The Founders instituted a system of checks and balances to ensure that no branch of the government ever became too powerful. This law violates the concept of the independent judiciary. The only legitimate way for the legislative branch to ban the judiciary from reviewing a case is by passing an amendment to the Constitution. This law is not an amendment, and so is a blatantly illegal attack on the judiciary.
The end result, of course, will be that someone will sue for the right to challenge the Pledge. The courts will be forced to rule that this latest violation of American rights to come out of the House is illegal, and mindless Republicans will foam at the mouth again about how "activist" judges are ruining the country.

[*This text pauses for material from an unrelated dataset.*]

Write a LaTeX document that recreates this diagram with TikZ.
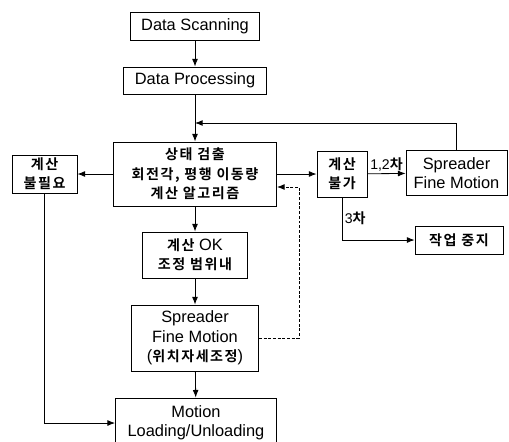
\documentclass[tikz,border=0pt]{standalone}
\usepackage{fontspec}
\setmainfont{Liberation Sans}
\newfontfamily\kr{Noto Sans CJK KR}[UprightFont=* Bold, LetterSpace=11]
\newcommand{\hgl}[1]{{\kr\fontsize{12}{16.5}\selectfont #1}}
\usetikzlibrary{arrows.meta}
\begin{document}
\begin{tikzpicture}[x=0.03cm, y=-0.03cm, >={Latex[length=6.5pt,width=5pt]}, line width=0.7pt,
    box/.style={draw, align=center, inner sep=1pt, font=\fontsize{14}{16.5}\selectfont}]
    \useasboundingbox (0,0) rectangle (509,441);
    \clip (0,0) rectangle (509,441);

    % 1. Các khối chính
    \node[box, minimum width=3.87cm, minimum height=0.84cm] (scan) at (195,26) {Data Scanning};
    \node[box, minimum width=4.29cm, minimum height=0.81cm] (proc) at (195,80.5) {Data Processing};
    \node[box, minimum width=4.89cm, minimum height=1.92cm] (main) at (195,174)
        {\hgl{상태 검출}\\ \hgl{회전각, 평행 이동량}\\ \hgl{계산 알고리즘}};
    \node[box, minimum width=1.95cm, minimum height=1.14cm] (nocalc) at (44.5,174) {\hgl{계산}\\ \hgl{불필요}};
    \node[box, minimum width=1.5cm, minimum height=1.38cm] (fail) at (342,174) {\hgl{계산}\\ \hgl{불가}};
    \node[box, minimum width=3.03cm, minimum height=1.35cm] (fine2) at (456.5,173) {Spreader\\ Fine Motion};
    \node[box, minimum width=2.64cm, minimum height=0.84cm] (stop) at (459,240) {\hgl{작업 중지}};
    \node[box, minimum width=3.15cm, minimum height=1.38cm] (ok) at (195,255) {\hgl{계산} OK\\ \hgl{조정 범위내}};
    \node[box, minimum width=3.81cm, minimum height=1.98cm] (fine1) at (195,338)
        {Spreader\\ Fine Motion\\ (\hgl{위치자세조정})};
    \node[box, minimum width=4.83cm, minimum height=1.5cm] (motion) at (196,423) {Motion\\ Loading/Unloading};

    % 2. Điểm phụ
    \coordinate (back) at (195,123);
    \coordinate (dturn) at (299,187);

    % 3. Mũi tên
    \draw[->] (scan) -- (proc);
    \draw[->] (proc) -- (main);
    \draw[->] (fine2.north) |- (back);
    \draw[->] (main) -- (nocalc);
    \draw[->] (main) -- (fail);
    \draw[->] (fail) -- node[above, inner sep=2pt, font=\fontsize{12}{14}\selectfont] {1,2\hgl{차}} (fine2);
    \draw[->] (fail.south) |- node[pos=0.24, right, inner sep=2pt, font=\fontsize{12}{14}\selectfont] {3\hgl{차}} (stop.west);
    \draw[->] (main) -- (ok);
    \draw[->] (ok) -- (fine1);
    \draw[->] (fine1) -- (motion);
    \draw[->] (nocalc.south) |- (motion.west);
    \draw[->, dash pattern=on 2.5pt off 1.5pt] (fine1.east) -| (dturn) -- (main.east |- dturn);
\end{tikzpicture}
\end{document}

It's too bad we can't just drop some of these Republicans in the middle of Iran with no way back to the US. They'd be sure to get a taste of their own medicine.

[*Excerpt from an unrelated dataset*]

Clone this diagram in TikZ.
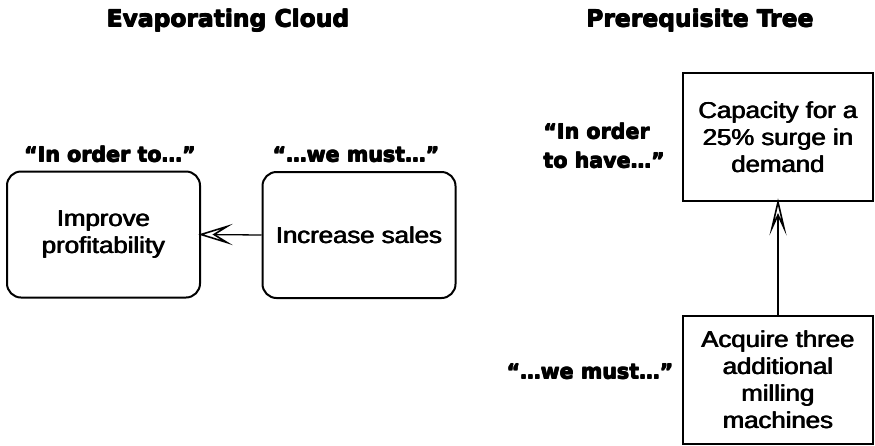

Um...I think the second commenter meant "in the Pledge of Allegience," not "in the Constitution."
Whoops!
Sorry about that! Thanks for the correction!
Anonymous writes:
"The Founders instituted a system of checks and balances to ensure that no branch of the government ever became too powerful. . . . The only legitimate way for the legislative branch to ban the judiciary from reviewing a case is by passing an amendment to the Constitution."
The legislation is perfectly consistent with the Founders intent--try looking at the Constitution before opining that amendments to it are necessary to strip jurisdiction:
Art. III, Sect. 2, Cl. 2: "In all Cases affecting Ambassadors, other public Ministers and Consuls, and those in which a State shall be Party, the supreme Court shall have original Jurisdiction. In all the other Cases before mentioned [e.g., "Cases . . . arising under the Constitution," see Art. II Sect. 2, Cl. 1] the supreme Court shall have appellate Jurisdiction, both as to Law and Fact, with such Exceptions, and under such Regulations as the Congress shall make."
Put another way, unless there is originaljureisdiction, Congress may make exceptions to the Court's jurisdiction.
And for years they did. For example, from the original passage of the Judiciary Act in 1789 through 1914, the Supreme Court lacked jurisdiction to consider any case in which the state court affirmed the application of a federal law.
I'm not saying this legislation is prudent. But it appears constitutional, just as the Framers intended when they wrote Article III and when many of them sat in the 1st Congress. . . .
This a great discussion, and I hope it doesn't dry up yet. I've thrown together some of my reactions on the Afterthoughts Blog:
http://badgerherald.com/weblogs/afterthoughts/archives/2004/09/pledge_protection_co.php
Fire away!
-RH
It's hilarious watching opponents of the pledge attempting to argue the constitutionality of this move.
Look at the language, look at the decisions. If it helps, read reports from the Constitutional Convention. The jurisdiction of the lower federal courts is completely under the control of Congress, end of story.
Do you really think the founding fathers intended to place an absolute check on the power of the people in the hands of a few lifetime appointees?